DO THIS | Would you repeat the listing exactly but omit every picture?

========================================================================

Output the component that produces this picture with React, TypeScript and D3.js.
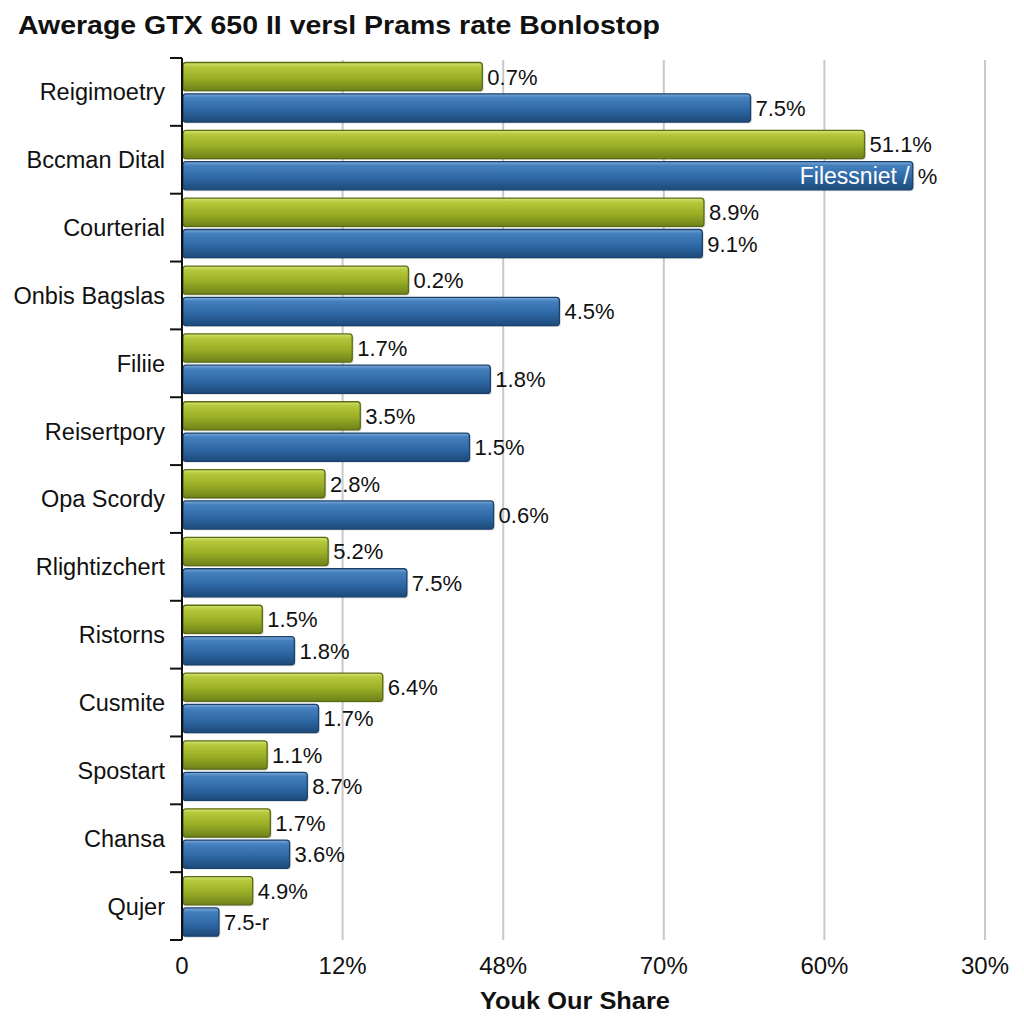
import React from "react";
import * as d3 from "d3";

const title = "Awerage GTX 650 II versl Prams rate Bonlostop";
const xAxisTitle = "Youk Our Share";
const categories = [
  "Reigimoetry", "Bccman Dital", "Courterial", "Onbis Bagslas", "Filiie",
  "Reisertpory", "Opa Scordy", "Rlightizchert", "Ristorns", "Cusmite",
  "Spostart", "Chansa", "Qujer",
];
const greenValues = [18.7, 42.5, 32.5, 14.1, 10.6, 11.1, 8.9, 9.1, 5.0, 12.5, 5.3, 5.5, 4.4];
const blueValues = [35.4, 45.5, 32.4, 23.5, 19.2, 17.9, 19.4, 14.0, 7.0, 8.5, 7.8, 6.7, 2.3];
const greenLabels = ["0.7%", "51.1%", "8.9%", "0.2%", "1.7%", "3.5%", "2.8%", "5.2%", "1.5%", "6.4%", "1.1%", "1.7%", "4.9%"];
const blueLabels = ["7.5%", "%", "9.1%", "4.5%", "1.8%", "1.5%", "0.6%", "7.5%", "1.8%", "1.7%", "8.7%", "3.6%", "7.5-r"];
const blueInnerLabels = ["", "Filessniet /", "", "", "", "", "", "", "", "", "", "", ""];
const tickValues = [0, 10, 20, 30, 40, 50];
const tickLabels = ["0", "12%", "48%", "70%", "60%", "30%"];

const FONT = "Arial, 'Liberation Sans', Helvetica, sans-serif";

export default function App() {
  const x = d3.scaleLinear().domain([0, 50]).range([182, 985]);
  const y = d3.scaleBand().domain(categories).range([58, 940]).padding(0);
  const sub = d3.scaleBand().domain(["g", "b"]).range([4.5, 64]).paddingInner(0.1);
  const bw = sub.bandwidth();
  const x0 = 183;

  const series = [
    { key: "g", values: greenValues, labels: greenLabels, fill: "url(#gGreen)", stroke: "#5a6b12" },
    { key: "b", values: blueValues, labels: blueLabels, fill: "url(#gBlue)", stroke: "#1b426c" },
  ];

  return (
    <svg
      width={1024}
      height={1024}
      style={{ position: "absolute", left: 0, top: 0, background: "#fff", display: "block" }}
    >
      <defs>
        <linearGradient id="gGreen" x1="0" y1="0" x2="0" y2="1">
          <stop offset="0%" stopColor="#d8e47a" />
          <stop offset="14%" stopColor="#b6c93c" />
          <stop offset="55%" stopColor="#9aae26" />
          <stop offset="100%" stopColor="#6e821a" />
        </linearGradient>
        <linearGradient id="gBlue" x1="0" y1="0" x2="0" y2="1">
          <stop offset="0%" stopColor="#7eaad8" />
          <stop offset="14%" stopColor="#4580be" />
          <stop offset="55%" stopColor="#2f69a6" />
          <stop offset="100%" stopColor="#1d4a7a" />
        </linearGradient>
      </defs>
      <rect width={1024} height={1024} fill="#ffffff" />

      <text
        x={18}
        y={34}
        fontFamily={FONT}
        fontWeight="bold"
        fontSize={26}
        textLength={642}
        lengthAdjust="spacingAndGlyphs"
        fill="#111"
      >
        {title}
      </text>

      {/* gridlines */}
      {tickValues.slice(1).map((t) => (
        <line key={t} x1={x(t)} x2={x(t)} y1={60} y2={940} stroke="#c9c9c9" strokeWidth={2} />
      ))}

      {/* bars */}
      {categories.map((c, i) => {
        const top = y(c) as number;
        return (
          <g key={c}>
            {series.map((s) => {
              const yy = top + (sub(s.key) as number);
              const xe = x(s.values[i]);
              return (
                <g key={s.key}>
                  <rect
                    x={x0}
                    y={yy + 1.5}
                    width={xe - x0 + 1.5}
                    height={bw}
                    rx={3}
                    fill="rgba(0,0,0,0.12)"
                  />
                  <rect
                    x={x0}
                    y={yy}
                    width={xe - x0}
                    height={bw}
                    rx={3}
                    fill={s.fill}
                    stroke={s.stroke}
                    strokeWidth={1.3}
                  />
                  {s.key === "b" && blueInnerLabels[i] ? (
                    <text
                      x={xe - 3}
                      y={yy + bw / 2}
                      dy="0.35em"
                      textAnchor="end"
                      fontFamily={FONT}
                      fontSize={23}
                      fill="#ffffff"
                    >
                      {blueInnerLabels[i]}
                    </text>
                  ) : null}
                  <text
                    x={xe + 5}
                    y={yy + bw / 2}
                    dy="0.36em"
                    fontFamily={FONT}
                    fontSize={22}
                    fill="#111"
                  >
                    {s.labels[i]}
                  </text>
                </g>
              );
            })}
            <text
              x={165}
              y={top + y.bandwidth() / 2}
              dy="0.36em"
              textAnchor="end"
              fontFamily={FONT}
              fontSize={23.5}
              fill="#111"
            >
              {c}
            </text>
          </g>
        );
      })}

      {/* y axis */}
      <line x1={182} x2={182} y1={58} y2={940} stroke="#111" strokeWidth={2} />
      {[...categories.map((c) => y(c) as number), 940].map((t, i) => (
        <line key={i} x1={170} x2={182} y1={t} y2={t} stroke="#111" strokeWidth={2} />
      ))}

      {/* x tick labels */}
      {tickValues.map((t, i) => (
        <text
          key={t}
          x={x(t)}
          y={965}
          dy="0.36em"
          textAnchor="middle"
          fontFamily={FONT}
          fontSize={24}
          fill="#111"
        >
          {tickLabels[i]}
        </text>
      ))}
      <text
        x={575}
        y={1000}
        dy="0.36em"
        textAnchor="middle"
        fontFamily={FONT}
        fontWeight="bold"
        fontSize={24}
        textLength={190}
        lengthAdjust="spacingAndGlyphs"
        fill="#111"
      >
        {xAxisTitle}
      </text>
    </svg>
  );
}
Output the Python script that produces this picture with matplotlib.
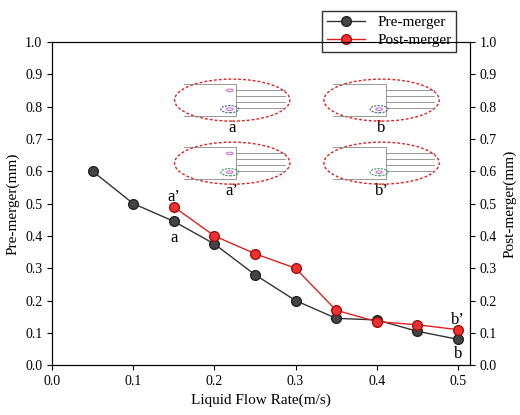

========================================================================

EXERCISE SOLUTION |
Output the component that produces this picture with React, TypeScript and D3.js.
import React from "react";
import * as d3 from "d3";

const title = "Awerage GTX 650 II versl Prams rate Bonlostop";
const xAxisTitle = "Youk Our Share";
const categories = [
  "Reigimoetry", "Bccman Dital", "Courterial", "Onbis Bagslas", "Filiie",
  "Reisertpory", "Opa Scordy", "Rlightizchert", "Ristorns", "Cusmite",
  "Spostart", "Chansa", "Qujer",
];
const greenValues = [18.7, 42.5, 32.5, 14.1, 10.6, 11.1, 8.9, 9.1, 5.0, 12.5, 5.3, 5.5, 4.4];
const blueValues = [35.4, 45.5, 32.4, 23.5, 19.2, 17.9, 19.4, 14.0, 7.0, 8.5, 7.8, 6.7, 2.3];
const greenLabels = ["0.7%", "51.1%", "8.9%", "0.2%", "1.7%", "3.5%", "2.8%", "5.2%", "1.5%", "6.4%", "1.1%", "1.7%", "4.9%"];
const blueLabels = ["7.5%", "%", "9.1%", "4.5%", "1.8%", "1.5%", "0.6%", "7.5%", "1.8%", "1.7%", "8.7%", "3.6%", "7.5-r"];
const blueInnerLabels = ["", "Filessniet /", "", "", "", "", "", "", "", "", "", "", ""];
const tickValues = [0, 10, 20, 30, 40, 50];
const tickLabels = ["0", "12%", "48%", "70%", "60%", "30%"];

const FONT = "Arial, 'Liberation Sans', Helvetica, sans-serif";

export default function App() {
  const x = d3.scaleLinear().domain([0, 50]).range([182, 985]);
  const y = d3.scaleBand().domain(categories).range([58, 940]).padding(0);
  const sub = d3.scaleBand().domain(["g", "b"]).range([4.5, 64]).paddingInner(0.1);
  const bw = sub.bandwidth();
  const x0 = 183;

  const series = [
    { key: "g", values: greenValues, labels: greenLabels, fill: "url(#gGreen)", stroke: "#5a6b12" },
    { key: "b", values: blueValues, labels: blueLabels, fill: "url(#gBlue)", stroke: "#1b426c" },
  ];

  return (
    <svg
      width={1024}
      height={1024}
      style={{ position: "absolute", left: 0, top: 0, background: "#fff", display: "block" }}
    >
      <defs>
        <linearGradient id="gGreen" x1="0" y1="0" x2="0" y2="1">
          <stop offset="0%" stopColor="#d8e47a" />
          <stop offset="14%" stopColor="#b6c93c" />
          <stop offset="55%" stopColor="#9aae26" />
          <stop offset="100%" stopColor="#6e821a" />
        </linearGradient>
        <linearGradient id="gBlue" x1="0" y1="0" x2="0" y2="1">
          <stop offset="0%" stopColor="#7eaad8" />
          <stop offset="14%" stopColor="#4580be" />
          <stop offset="55%" stopColor="#2f69a6" />
          <stop offset="100%" stopColor="#1d4a7a" />
        </linearGradient>
      </defs>
      <rect width={1024} height={1024} fill="#ffffff" />

      <text
        x={18}
        y={34}
        fontFamily={FONT}
        fontWeight="bold"
        fontSize={26}
        textLength={642}
        lengthAdjust="spacingAndGlyphs"
        fill="#111"
      >
        {title}
      </text>

      {/* gridlines */}
      {tickValues.slice(1).map((t) => (
        <line key={t} x1={x(t)} x2={x(t)} y1={60} y2={940} stroke="#c9c9c9" strokeWidth={2} />
      ))}

      {/* bars */}
      {categories.map((c, i) => {
        const top = y(c) as number;
        return (
          <g key={c}>
            {series.map((s) => {
              const yy = top + (sub(s.key) as number);
              const xe = x(s.values[i]);
              return (
                <g key={s.key}>
                  <rect
                    x={x0}
                    y={yy + 1.5}
                    width={xe - x0 + 1.5}
                    height={bw}
                    rx={3}
                    fill="rgba(0,0,0,0.12)"
                  />
                  <rect
                    x={x0}
                    y={yy}
                    width={xe - x0}
                    height={bw}
                    rx={3}
                    fill={s.fill}
                    stroke={s.stroke}
                    strokeWidth={1.3}
                  />
                  {s.key === "b" && blueInnerLabels[i] ? (
                    <text
                      x={xe - 3}
                      y={yy + bw / 2}
                      dy="0.35em"
                      textAnchor="end"
                      fontFamily={FONT}
                      fontSize={23}
                      fill="#ffffff"
                    >
                      {blueInnerLabels[i]}
                    </text>
                  ) : null}
                  <text
                    x={xe + 5}
                    y={yy + bw / 2}
                    dy="0.36em"
                    fontFamily={FONT}
                    fontSize={22}
                    fill="#111"
                  >
                    {s.labels[i]}
                  </text>
                </g>
              );
            })}
            <text
              x={165}
              y={top + y.bandwidth() / 2}
              dy="0.36em"
              textAnchor="end"
              fontFamily={FONT}
              fontSize={23.5}
              fill="#111"
            >
              {c}
            </text>
          </g>
        );
      })}

      {/* y axis */}
      <line x1={182} x2={182} y1={58} y2={940} stroke="#111" strokeWidth={2} />
      {[...categories.map((c) => y(c) as number), 940].map((t, i) => (
        <line key={i} x1={170} x2={182} y1={t} y2={t} stroke="#111" strokeWidth={2} />
      ))}

      {/* x tick labels */}
      {tickValues.map((t, i) => (
        <text
          key={t}
          x={x(t)}
          y={965}
          dy="0.36em"
          textAnchor="middle"
          fontFamily={FONT}
          fontSize={24}
          fill="#111"
        >
          {tickLabels[i]}
        </text>
      ))}
      <text
        x={575}
        y={1000}
        dy="0.36em"
        textAnchor="middle"
        fontFamily={FONT}
        fontWeight="bold"
        fontSize={24}
        textLength={190}
        lengthAdjust="spacingAndGlyphs"
        fill="#111"
      >
        {xAxisTitle}
      </text>
    </svg>
  );
}
Output the Python script that produces this picture with matplotlib.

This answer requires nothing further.